Homely flowers in fertile sod, overhead, thy stars, O God.

God bless thee when winds blow, Our home and all we know.    ~Florence Bone

I moved into a cluttered home (and brought lots with me) which I wrote about here: http://keeping-house.blogspot.com/2011/04/learning-to-love-small-house.html.  I’ve been moving the clutter out for 9 years now.  Now the layer that is being removed is the baby-stage equipment, toys and clothes.  But I still need encouragement and know-how, and Cheryl Mendelson has helped me run my home better.

Inspiring Quotes from
Home Comforts: The Art & Science of Keeping House

Cheryl Mendelson, in Home Comforts, states: “…people are led into the error of playing house instead of keeping house by a genuine desire for a home and its comforts. Nostalgia means, literally, homesickness.  

What really does work to increase the feeling of having a home and its comforts is housekeeping.  Housekeeping creates cleanliness, order, regularity, beauty, the conditions for health and safety, and a good place to do and feel all the things you wish and need to do and feel in your home.   …it is your housekeeping that makes your home alive…a vital place…where you can be more yourself than you can be anywhere else.

Despite these rewards, American housekeeping and home life are in a state of decline. Comfort and engagement at home have diminished to the point that even simple cleanliness and decent meals – let alone any deeper satisfactions – are no longer taken for granted. Dirt, dust and disorder are more common…

Bedding decreases in refinement, freshness, and comfort, even as sales of linens, pillows, and comforters increase.  It is not in goods that the contemporary household is poor, but in comfort and care.

Many people lead deprived lives in houses filled with material luxury.

As people turn more to outside institutions to have their needs met (for food, comfort, clean laundry, relaxation, entertainment, society, rest), domestic skills …further diminish, in turn decreasing the chance that people’s homes can satisfy their needs. 

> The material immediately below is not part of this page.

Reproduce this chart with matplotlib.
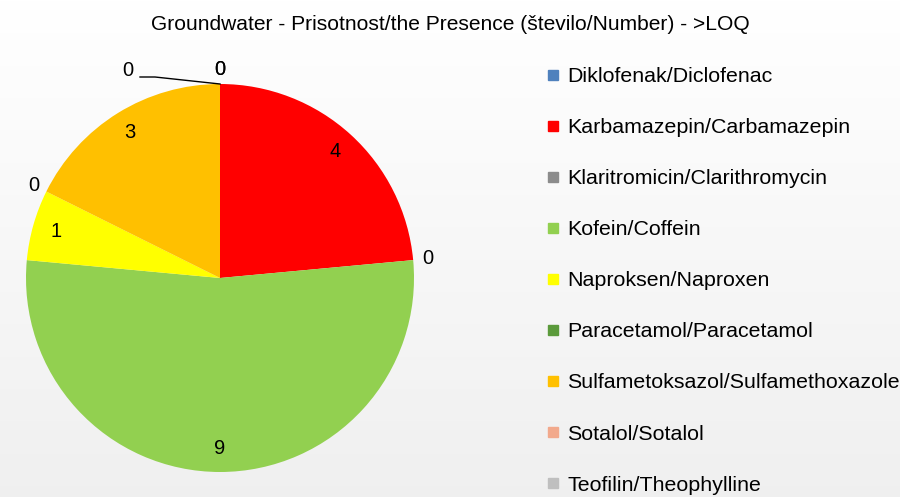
import numpy as np
import matplotlib
matplotlib.use("Agg")
import matplotlib.pyplot as plt
from matplotlib.lines import Line2D

plt.rcParams['font.family'] = ['Liberation Sans', 'DejaVu Sans']

title = "Groundwater - Prisotnost/the Presence (število/Number) - >LOQ"
names = ["Diklofenak/Diclofenac", "Karbamazepin/Carbamazepin",
         "Klaritromicin/Clarithromycin", "Kofein/Coffein",
         "Naproksen/Naproxen", "Paracetamol/Paracetamol",
         "Sulfametoksazol/Sulfamethoxazole", "Sotalol/Sotalol",
         "Teofilin/Theophylline"]
counts = [0, 4, 0, 9, 1, 0, 3, 0, 0]
colors = ["#4F81BD", "#FF0000", "#8C8C8C", "#92D050", "#FFFF00",
          "#5B9A3B", "#FFC000", "#F2A98C", "#BFBFBF"]

W, H = 900, 497
fig = plt.figure(figsize=(W / 100, H / 100), dpi=100)

# soft white -> grey background
bg = fig.add_axes([0, 0, 1, 1], zorder=-10)
grad = np.linspace(1.0, 0.94, 256).reshape(-1, 1)
bg.imshow(np.dstack([grad, grad, grad]), aspect='auto', extent=[0, 1, 0, 1])
bg.axis('off')

# pixel-unit axes so the pie sits where it does in the original
ax = fig.add_axes([0, 0, 1, 1])
ax.patch.set_alpha(0)

cx, cy, r = 220, H - 278, 194
wedges, _ = ax.pie(counts, colors=colors, startangle=90, counterclock=False,
                   center=(cx, cy), radius=r, frame=True)
ax.set_xlim(0, W)
ax.set_ylim(0, H)
ax.axis('off')

for i, (w, v) in enumerate(zip(wedges, counts)):
    mid = np.deg2rad((w.theta1 + w.theta2) / 2)
    if v > 0:
        d = 0.88
    else:
        d = 1.075
    x = cx + d * r * np.cos(mid)
    y = cy + d * r * np.sin(mid)
    if i == len(counts) - 1:
        # last zero label pushed aside with a leader line
        ax.text(128, H - 70, str(v), ha='center', va='center', fontsize=14.5)
        ax.plot([140, 155, cx], [H - 77, H - 77, cy + r], color='black', lw=1)
        continue
    ax.text(x, y, str(v), ha='center', va='center', fontsize=14.5)

fig.text(0.5, 1 - 24 / H, title, ha='center', va='center', fontsize=15.1)

handles = [Line2D([], [], marker='s', linestyle='none', markersize=7.5,
                  markerfacecolor=c, markeredgecolor=c) for c in colors]
fig.legend(handles, names, loc='upper left', bbox_to_anchor=(548 / W, 1 - 67 / H),
           frameon=False, fontsize=15.4, labelspacing=1.5, handlelength=0.5,
           handletextpad=0.4, borderpad=0, borderaxespad=0)

fig.savefig("out.png", dpi=100)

The result is far too many people who long for home even though they seem to have one."

Her Solution

"…What a traditional woman did that made her home warm and alive was not dusting and laundry… Her real secret was that she identified herself with her home… Her affection was in the soft sofa cushions, clean linens, and good meals; her memory in well-stocked storeroom cabinets and the pantry; her intelligence in the order and healthfulness of her home; her good humor in its light and air…

You can enjoy keeping house. No one is too superior or intelligent to care for hearth and home… Each of its regular routines brings satisfaction when it is completed. These routines echo the rhythm of life, and the rhythm of the body. You get satisfaction not only from the sense of order, cleanliness, freshness, peace, and plenty restored, but from knowing you and those you care about are going to enjoy these benefits.

Warmhearted, reasonably organized people…tend to keep well-functioning, cheerful, and welcoming homes, while people who live from one crisis to the next have homes filled with crises and chaos.

All of us who really do enjoy living in a well-kept home can come to enjoy the rituals of its care.  The act of taking care of our homes brings comfort and consolation…”

I quoted just a few paragraphs of the first chapter “My Secret Life” and the second chapter “Routines” of an almost 900 page book.  Ms. Mendelson has help regarding Beginnings, Food, Cloth, Cleanliness, Daily Life, Sleep, Safe Shelter, and Formalities.  Frankly, the first 3 chapters alone justified my buying the book!  This is a book for the serious homemaker.